### What is asked
Retype word for word the first line of the listing and each line after it up to the line with "upper quartile=#5, upper", with the pictures taken out.

### Supplied material
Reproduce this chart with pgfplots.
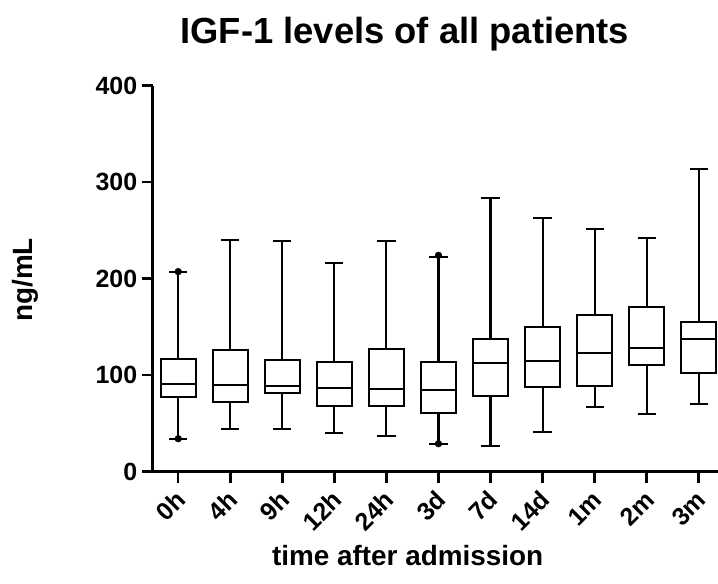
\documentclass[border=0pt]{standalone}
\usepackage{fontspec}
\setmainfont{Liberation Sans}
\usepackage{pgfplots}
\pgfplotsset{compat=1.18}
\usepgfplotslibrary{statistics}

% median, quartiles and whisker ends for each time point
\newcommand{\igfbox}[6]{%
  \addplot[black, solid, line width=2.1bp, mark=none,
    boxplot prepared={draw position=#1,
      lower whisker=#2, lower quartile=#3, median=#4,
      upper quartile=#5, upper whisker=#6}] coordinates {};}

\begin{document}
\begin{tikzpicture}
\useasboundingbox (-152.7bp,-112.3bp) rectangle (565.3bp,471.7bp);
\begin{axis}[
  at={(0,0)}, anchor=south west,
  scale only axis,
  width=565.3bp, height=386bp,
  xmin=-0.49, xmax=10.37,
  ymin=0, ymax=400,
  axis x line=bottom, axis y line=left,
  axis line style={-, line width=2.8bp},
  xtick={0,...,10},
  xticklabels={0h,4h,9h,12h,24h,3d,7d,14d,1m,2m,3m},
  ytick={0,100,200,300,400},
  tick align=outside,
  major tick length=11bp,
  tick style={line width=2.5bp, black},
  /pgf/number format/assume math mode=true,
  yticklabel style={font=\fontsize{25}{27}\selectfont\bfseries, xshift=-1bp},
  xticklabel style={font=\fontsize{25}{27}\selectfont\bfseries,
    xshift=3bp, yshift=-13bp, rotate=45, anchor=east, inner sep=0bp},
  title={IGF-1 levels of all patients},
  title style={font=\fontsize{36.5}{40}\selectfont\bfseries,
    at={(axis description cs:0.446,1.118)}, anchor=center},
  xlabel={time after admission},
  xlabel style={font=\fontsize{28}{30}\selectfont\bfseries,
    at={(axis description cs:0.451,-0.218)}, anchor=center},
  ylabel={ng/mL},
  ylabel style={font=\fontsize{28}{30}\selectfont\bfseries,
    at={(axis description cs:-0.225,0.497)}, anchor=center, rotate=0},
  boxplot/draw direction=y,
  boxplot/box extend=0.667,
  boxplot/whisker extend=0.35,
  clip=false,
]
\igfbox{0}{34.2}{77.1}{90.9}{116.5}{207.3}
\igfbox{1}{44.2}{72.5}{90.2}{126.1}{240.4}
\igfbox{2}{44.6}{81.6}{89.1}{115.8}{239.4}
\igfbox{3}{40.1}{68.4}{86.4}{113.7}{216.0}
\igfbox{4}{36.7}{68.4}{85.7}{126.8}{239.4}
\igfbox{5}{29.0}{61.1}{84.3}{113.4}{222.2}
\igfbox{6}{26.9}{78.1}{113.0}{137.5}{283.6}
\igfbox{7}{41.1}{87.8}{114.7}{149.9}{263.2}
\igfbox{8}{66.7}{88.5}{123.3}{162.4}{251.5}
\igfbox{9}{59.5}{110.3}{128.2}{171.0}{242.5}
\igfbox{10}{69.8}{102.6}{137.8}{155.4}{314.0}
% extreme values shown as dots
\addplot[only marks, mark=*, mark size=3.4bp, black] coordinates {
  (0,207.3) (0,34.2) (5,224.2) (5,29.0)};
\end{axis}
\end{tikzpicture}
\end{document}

### Finished exercise
Reproduce this chart with pgfplots.
\documentclass[border=0pt]{standalone}
\usepackage{fontspec}
\setmainfont{Liberation Sans}
\usepackage{pgfplots}
\pgfplotsset{compat=1.18}
\usepgfplotslibrary{statistics}

% median, quartiles and whisker ends for each time point
\newcommand{\igfbox}[6]{%
  \addplot[black, solid, line width=2.1bp, mark=none,
    boxplot prepared={draw position=#1,
      lower whisker=#2, lower quartile=#3, median=#4,
      upper quartile=#5, upper whisker=#6}] coordinates {};}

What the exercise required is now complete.